Problem statement:
Leaving out every picture, copy the lines of the data exactly, from the first through the line containing "const base = y(0);".

Excerpt from a dataset:
◆ ◆ ◆ ◆ ◆ ◆ ◆
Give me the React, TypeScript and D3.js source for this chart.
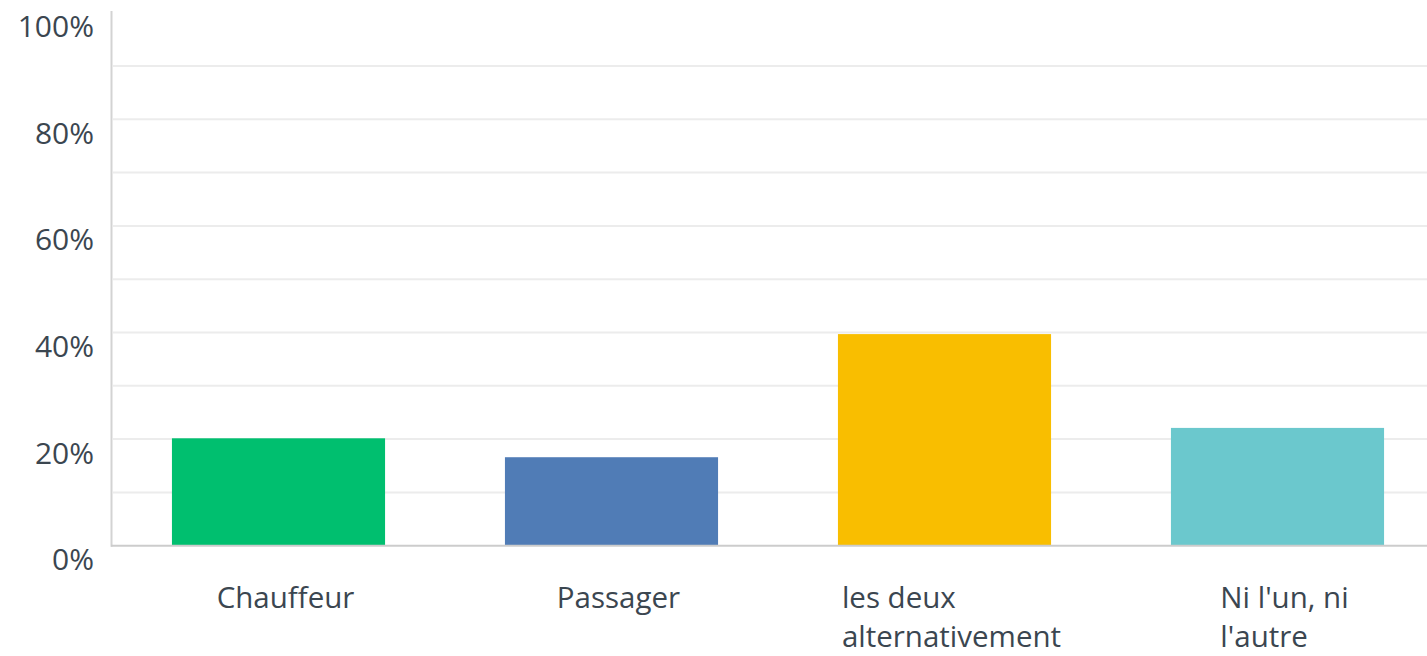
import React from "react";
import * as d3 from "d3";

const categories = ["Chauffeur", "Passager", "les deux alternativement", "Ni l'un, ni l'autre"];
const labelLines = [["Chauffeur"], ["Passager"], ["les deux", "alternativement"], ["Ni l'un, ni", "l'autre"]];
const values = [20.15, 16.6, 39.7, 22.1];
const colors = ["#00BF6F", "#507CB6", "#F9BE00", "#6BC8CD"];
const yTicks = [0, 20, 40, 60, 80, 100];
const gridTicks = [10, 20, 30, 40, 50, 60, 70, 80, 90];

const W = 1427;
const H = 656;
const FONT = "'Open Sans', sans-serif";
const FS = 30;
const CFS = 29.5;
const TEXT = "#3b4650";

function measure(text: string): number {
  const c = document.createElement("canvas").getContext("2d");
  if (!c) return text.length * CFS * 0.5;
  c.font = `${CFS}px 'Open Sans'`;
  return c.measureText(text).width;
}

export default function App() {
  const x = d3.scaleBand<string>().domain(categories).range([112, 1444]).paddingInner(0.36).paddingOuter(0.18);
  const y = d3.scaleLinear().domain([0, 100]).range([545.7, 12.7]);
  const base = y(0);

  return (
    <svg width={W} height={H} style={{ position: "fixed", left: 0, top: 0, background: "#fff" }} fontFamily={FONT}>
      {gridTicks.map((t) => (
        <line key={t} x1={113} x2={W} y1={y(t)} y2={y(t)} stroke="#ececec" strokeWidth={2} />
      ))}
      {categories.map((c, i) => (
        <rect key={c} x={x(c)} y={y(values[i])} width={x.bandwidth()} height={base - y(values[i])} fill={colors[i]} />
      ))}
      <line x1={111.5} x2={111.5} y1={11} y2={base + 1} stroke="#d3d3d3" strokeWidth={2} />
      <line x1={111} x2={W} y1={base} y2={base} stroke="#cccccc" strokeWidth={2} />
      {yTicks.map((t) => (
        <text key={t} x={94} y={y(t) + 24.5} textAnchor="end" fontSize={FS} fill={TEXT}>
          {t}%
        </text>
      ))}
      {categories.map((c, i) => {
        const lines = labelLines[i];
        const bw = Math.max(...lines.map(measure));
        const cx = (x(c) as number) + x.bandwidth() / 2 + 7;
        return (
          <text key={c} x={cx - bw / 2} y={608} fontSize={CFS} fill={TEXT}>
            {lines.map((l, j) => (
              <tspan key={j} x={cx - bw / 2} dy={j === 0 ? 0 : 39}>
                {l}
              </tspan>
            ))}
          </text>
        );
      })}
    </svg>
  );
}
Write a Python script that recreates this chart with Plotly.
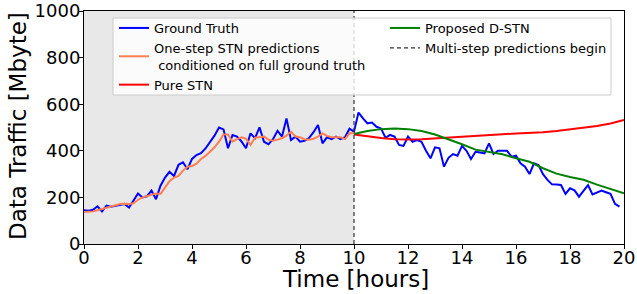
◆ ◆ ◆ ◆ ◆ ◆ ◆
The answer:
Give me the React, TypeScript and D3.js source for this chart.
import React from "react";
import * as d3 from "d3";

const categories = ["Chauffeur", "Passager", "les deux alternativement", "Ni l'un, ni l'autre"];
const labelLines = [["Chauffeur"], ["Passager"], ["les deux", "alternativement"], ["Ni l'un, ni", "l'autre"]];
const values = [20.15, 16.6, 39.7, 22.1];
const colors = ["#00BF6F", "#507CB6", "#F9BE00", "#6BC8CD"];
const yTicks = [0, 20, 40, 60, 80, 100];
const gridTicks = [10, 20, 30, 40, 50, 60, 70, 80, 90];

const W = 1427;
const H = 656;
const FONT = "'Open Sans', sans-serif";
const FS = 30;
const CFS = 29.5;
const TEXT = "#3b4650";

function measure(text: string): number {
  const c = document.createElement("canvas").getContext("2d");
  if (!c) return text.length * CFS * 0.5;
  c.font = `${CFS}px 'Open Sans'`;
  return c.measureText(text).width;
}

export default function App() {
  const x = d3.scaleBand<string>().domain(categories).range([112, 1444]).paddingInner(0.36).paddingOuter(0.18);
  const y = d3.scaleLinear().domain([0, 100]).range([545.7, 12.7]);
  const base = y(0);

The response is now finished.